Le Gard, fortement touché par des inondations à l'automne dernier, n'est pas épargné. Une cinquantaine de campings - dont la quasi-totalité de ceux situés près des berges du Gardon - ont vu leurs contrats unilatéralement résiliés.
Pas sinistrés mais résiliés
Parmi eux, le Castel Rose, situé à Anduze, n'avait pourtant pas été sinistré lors de la crue. "D'ailleurs, Groupama Méditerranée nous a immédiatement rassurés début octobre en nous disant qu'il n'y aurait pas de problème, se rappelle le gérant, Emmanuel Widehem. Trois semaines plus tard, on nous virait par lettre recommandée avec accusé de réception."

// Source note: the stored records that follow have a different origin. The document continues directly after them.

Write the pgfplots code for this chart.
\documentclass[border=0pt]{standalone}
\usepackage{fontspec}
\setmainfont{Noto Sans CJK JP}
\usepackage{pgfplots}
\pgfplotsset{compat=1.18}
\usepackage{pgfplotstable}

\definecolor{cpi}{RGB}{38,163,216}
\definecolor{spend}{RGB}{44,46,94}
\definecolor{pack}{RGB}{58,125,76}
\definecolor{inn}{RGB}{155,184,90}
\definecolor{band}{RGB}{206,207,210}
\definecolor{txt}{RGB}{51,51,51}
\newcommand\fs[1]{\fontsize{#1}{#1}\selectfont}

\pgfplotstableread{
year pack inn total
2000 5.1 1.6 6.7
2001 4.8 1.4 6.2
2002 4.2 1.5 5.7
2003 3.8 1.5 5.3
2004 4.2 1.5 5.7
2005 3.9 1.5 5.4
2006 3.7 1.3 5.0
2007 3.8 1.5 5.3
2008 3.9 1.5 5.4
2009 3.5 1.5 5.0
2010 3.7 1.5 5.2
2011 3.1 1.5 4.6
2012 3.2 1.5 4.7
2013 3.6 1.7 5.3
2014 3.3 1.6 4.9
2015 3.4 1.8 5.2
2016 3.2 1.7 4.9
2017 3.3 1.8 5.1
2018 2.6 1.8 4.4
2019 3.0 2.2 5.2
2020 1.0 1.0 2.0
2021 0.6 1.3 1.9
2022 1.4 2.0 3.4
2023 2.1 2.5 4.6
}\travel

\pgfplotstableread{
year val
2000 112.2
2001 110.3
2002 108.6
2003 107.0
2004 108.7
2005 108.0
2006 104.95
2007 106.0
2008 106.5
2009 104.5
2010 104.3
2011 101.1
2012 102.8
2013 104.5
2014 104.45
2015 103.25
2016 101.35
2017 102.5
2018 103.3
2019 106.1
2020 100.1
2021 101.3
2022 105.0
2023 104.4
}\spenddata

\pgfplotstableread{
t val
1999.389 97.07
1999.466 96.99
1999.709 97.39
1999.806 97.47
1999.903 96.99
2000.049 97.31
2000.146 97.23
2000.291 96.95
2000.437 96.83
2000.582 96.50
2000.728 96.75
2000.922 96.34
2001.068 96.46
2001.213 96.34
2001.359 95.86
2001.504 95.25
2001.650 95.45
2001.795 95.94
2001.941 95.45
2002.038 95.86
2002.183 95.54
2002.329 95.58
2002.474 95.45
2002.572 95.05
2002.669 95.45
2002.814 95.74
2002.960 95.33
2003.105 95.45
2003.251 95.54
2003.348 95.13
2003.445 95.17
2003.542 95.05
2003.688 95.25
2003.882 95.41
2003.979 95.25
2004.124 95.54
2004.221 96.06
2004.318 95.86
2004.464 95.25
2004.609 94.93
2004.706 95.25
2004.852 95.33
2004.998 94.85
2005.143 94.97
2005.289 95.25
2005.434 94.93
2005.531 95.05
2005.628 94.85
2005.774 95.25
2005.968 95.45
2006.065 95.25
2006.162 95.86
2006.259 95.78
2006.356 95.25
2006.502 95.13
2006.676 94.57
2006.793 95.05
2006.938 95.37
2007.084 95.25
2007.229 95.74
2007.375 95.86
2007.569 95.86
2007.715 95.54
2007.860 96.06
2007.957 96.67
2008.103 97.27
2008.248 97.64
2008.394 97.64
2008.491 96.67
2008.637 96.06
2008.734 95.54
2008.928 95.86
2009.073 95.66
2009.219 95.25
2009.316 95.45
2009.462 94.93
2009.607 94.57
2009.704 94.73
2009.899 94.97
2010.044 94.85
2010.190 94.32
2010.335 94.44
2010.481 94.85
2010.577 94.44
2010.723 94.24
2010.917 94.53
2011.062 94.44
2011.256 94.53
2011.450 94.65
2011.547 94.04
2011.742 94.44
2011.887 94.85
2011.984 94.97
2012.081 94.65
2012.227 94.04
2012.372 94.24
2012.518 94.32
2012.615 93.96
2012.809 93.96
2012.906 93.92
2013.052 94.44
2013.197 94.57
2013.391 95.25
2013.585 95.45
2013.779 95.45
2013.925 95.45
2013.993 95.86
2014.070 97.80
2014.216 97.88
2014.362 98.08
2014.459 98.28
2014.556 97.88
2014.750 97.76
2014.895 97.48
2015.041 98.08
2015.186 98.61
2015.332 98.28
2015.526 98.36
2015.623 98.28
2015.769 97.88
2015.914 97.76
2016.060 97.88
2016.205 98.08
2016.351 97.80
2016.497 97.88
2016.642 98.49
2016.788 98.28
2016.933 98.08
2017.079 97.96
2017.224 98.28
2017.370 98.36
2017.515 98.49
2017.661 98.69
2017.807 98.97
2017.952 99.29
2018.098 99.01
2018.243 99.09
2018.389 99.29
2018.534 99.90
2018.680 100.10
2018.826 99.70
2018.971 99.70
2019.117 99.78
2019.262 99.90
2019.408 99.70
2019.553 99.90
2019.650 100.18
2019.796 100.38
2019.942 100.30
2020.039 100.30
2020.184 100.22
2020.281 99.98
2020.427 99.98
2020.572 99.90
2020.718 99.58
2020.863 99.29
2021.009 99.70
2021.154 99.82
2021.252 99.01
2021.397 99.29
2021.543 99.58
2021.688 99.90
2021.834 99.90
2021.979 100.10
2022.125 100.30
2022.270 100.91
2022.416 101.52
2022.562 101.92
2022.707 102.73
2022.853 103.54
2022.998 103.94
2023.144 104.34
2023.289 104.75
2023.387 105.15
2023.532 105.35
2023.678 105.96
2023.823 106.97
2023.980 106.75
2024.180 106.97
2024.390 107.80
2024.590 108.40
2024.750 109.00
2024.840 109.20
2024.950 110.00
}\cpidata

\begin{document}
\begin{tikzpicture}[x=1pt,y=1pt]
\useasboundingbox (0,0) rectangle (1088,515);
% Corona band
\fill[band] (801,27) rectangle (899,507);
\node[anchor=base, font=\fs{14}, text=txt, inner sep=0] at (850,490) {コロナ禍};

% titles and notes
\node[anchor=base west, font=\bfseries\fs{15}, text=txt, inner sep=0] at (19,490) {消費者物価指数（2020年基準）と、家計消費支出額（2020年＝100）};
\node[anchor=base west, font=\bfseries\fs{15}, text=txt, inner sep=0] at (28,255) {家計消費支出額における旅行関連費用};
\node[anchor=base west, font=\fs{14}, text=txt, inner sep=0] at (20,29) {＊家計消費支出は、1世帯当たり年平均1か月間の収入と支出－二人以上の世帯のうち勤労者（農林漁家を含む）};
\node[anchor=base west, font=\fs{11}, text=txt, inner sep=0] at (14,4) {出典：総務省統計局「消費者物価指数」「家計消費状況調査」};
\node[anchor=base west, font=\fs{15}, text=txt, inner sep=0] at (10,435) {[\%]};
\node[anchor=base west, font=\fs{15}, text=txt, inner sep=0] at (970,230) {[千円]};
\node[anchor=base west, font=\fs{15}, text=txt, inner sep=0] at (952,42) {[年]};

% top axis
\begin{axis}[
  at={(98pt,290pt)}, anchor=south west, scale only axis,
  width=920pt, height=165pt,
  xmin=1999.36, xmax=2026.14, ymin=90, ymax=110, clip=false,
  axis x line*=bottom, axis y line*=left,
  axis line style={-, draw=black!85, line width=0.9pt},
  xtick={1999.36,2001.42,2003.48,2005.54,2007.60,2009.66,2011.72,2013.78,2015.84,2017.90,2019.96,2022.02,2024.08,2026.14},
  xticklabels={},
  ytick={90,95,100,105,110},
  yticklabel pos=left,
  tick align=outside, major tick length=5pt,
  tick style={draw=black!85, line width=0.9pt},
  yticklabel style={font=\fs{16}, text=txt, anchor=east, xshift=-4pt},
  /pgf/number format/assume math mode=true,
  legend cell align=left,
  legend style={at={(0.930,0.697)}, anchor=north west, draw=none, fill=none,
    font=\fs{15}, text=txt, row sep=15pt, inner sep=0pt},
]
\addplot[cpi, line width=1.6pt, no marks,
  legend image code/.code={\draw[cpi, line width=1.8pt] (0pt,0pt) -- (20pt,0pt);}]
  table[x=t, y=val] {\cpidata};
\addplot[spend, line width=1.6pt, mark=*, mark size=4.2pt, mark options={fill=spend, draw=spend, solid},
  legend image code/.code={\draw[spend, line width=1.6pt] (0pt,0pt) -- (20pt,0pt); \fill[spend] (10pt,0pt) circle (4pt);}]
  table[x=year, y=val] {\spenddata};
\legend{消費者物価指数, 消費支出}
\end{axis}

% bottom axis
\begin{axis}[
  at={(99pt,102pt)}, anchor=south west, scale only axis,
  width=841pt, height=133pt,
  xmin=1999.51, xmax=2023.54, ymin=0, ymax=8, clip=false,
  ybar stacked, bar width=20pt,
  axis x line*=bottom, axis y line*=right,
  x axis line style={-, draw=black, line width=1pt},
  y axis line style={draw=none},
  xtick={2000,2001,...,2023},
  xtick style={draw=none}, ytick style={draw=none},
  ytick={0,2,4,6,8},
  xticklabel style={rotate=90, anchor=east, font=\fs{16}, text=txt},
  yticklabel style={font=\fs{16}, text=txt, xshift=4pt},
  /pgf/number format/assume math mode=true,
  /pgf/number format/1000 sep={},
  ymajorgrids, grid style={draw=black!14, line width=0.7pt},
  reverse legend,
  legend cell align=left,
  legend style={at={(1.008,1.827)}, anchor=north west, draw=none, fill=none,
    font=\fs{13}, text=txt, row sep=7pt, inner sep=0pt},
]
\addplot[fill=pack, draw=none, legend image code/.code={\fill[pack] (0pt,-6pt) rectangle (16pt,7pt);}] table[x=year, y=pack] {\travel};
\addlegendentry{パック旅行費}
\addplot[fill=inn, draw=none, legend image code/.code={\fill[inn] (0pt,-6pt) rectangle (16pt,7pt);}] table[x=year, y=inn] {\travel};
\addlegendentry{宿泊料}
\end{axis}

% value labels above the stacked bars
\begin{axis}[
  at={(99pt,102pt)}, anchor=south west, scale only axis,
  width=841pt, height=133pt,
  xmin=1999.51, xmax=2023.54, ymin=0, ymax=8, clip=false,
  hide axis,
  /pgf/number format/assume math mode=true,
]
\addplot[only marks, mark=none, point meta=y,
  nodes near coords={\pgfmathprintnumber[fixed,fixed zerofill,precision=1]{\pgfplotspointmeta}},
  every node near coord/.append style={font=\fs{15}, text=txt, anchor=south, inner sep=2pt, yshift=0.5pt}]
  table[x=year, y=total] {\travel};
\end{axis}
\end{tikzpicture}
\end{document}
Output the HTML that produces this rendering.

Sans couverture au 1er janvier, le Castel Rose n'a pas trouvé de nouveau contrat tout de suite. "On ne nous a proposé aucune solution, regrette Emmanuel Widehem. Après trois mois de recherches accompagnées par la FNHPA, Groupama d'Oc a paradoxalement accepté de nous prendre. Nous avons par contre dû consentir à une hausse de charges de 2% ainsi qu'à une diminution de nos garanties."
Un moindre mal par rapport à leurs voisins du Bel été, eux aussi à Anduze, qui avaient été submergés par les eaux en septembre. "Nous sommes toujours sans contrat, personne ne veut de nous, peste Olinda Amsaleg, la propriétaire. On a rempli des dizaines de dossiers, en vain. Même pour trouver une responsabilité civile en France c'était impossible. Nous avons dû faire appel à une compagnie étrangère."
Anduze particulièrement touchée
Dépitée, elle se prépare à passer la saison sans assurance pour ses biens matériels. "Pour cette année, on a jeté l'éponge, reconnaît Olinda Amsaleg. En cas de sinistre, nous n'aurons plus que nos yeux pour pleurer. Si on reprend le même épisode que l'année dernière, on sera bons pour fermer le camping."
Le cas du Bel été n'est pas isolé. Une dizaine de campings gardois actuellement sans solution ont été recensés par la FNHAP, qui compte 95 adhérents parmi les 150 établissements du département, et se démène pour dénouer la situation. "Le problème c'est qu'à partir du moment où un camping est radié, il est considéré comme à risques par les autres assureurs, pointe Gilles Rigole, propriétaire du domaine de Massereau à Sommières et vice-président fédéral en charge du Gard. Nous avons récemment déclenché une démarche au niveau national pour débloquer ce sujet."
En attendant, Olinda Amsaleg perd patience. "Il y a des compagnies d'assurance qui sont soit-disant partenaires de la Fédération, mais dès qu'un camping est en difficulté elles sont aux abonnés absents, regrette-t-elle. C'est une drôle notion du partenariat. À Anduze, on est plusieurs à être dans le même cas. Alors on se serre les coudes. Dès que l'un d'entre nous entend parler d'une solution, il prévient les autres."
Plus surprenant, le camping de l'Espiguette - établissement communal du Grau-du-Roi qui figure parmi les plus grands d'Europe - s'est lui aussi retrouvé sans contrat. "Nous sommes en train de chercher un accord avec l'assurance de la Ville, annonce le maire, Robert Crauste. On devrait arriver à trouver une solution rapidement."
Du côté de la FNHPA, l'expert d'assurés Jean Laborde tente d'inciter les propriétaires à se réorganiser pour rassurer les compagnies. "Chaque camping est un cas particulier mais il est envisageable pour certains de mettre leurs mobil-homes les plus chers sur les secteurs les moins exposés aux crues, avance-t-il. Il faut aussi qu'il y ait une prise de conscience chez certains exploitants. Il faut considérer l'assureur non pas comme un simple fournisseur mais comme un partenaire et l'assurance comme un investissement et non une charge. Sans elle, un camping n'est pas vendable."
Pour l'heure, et à l'instar des manadiers qui peinent de plus en plus à se faire couvrir par les compagnies, l'avenir de plusieurs campings situés les berges du Gardon s'écrit au conditionnel. Et la saison s'annonce plus incertaine que jamais.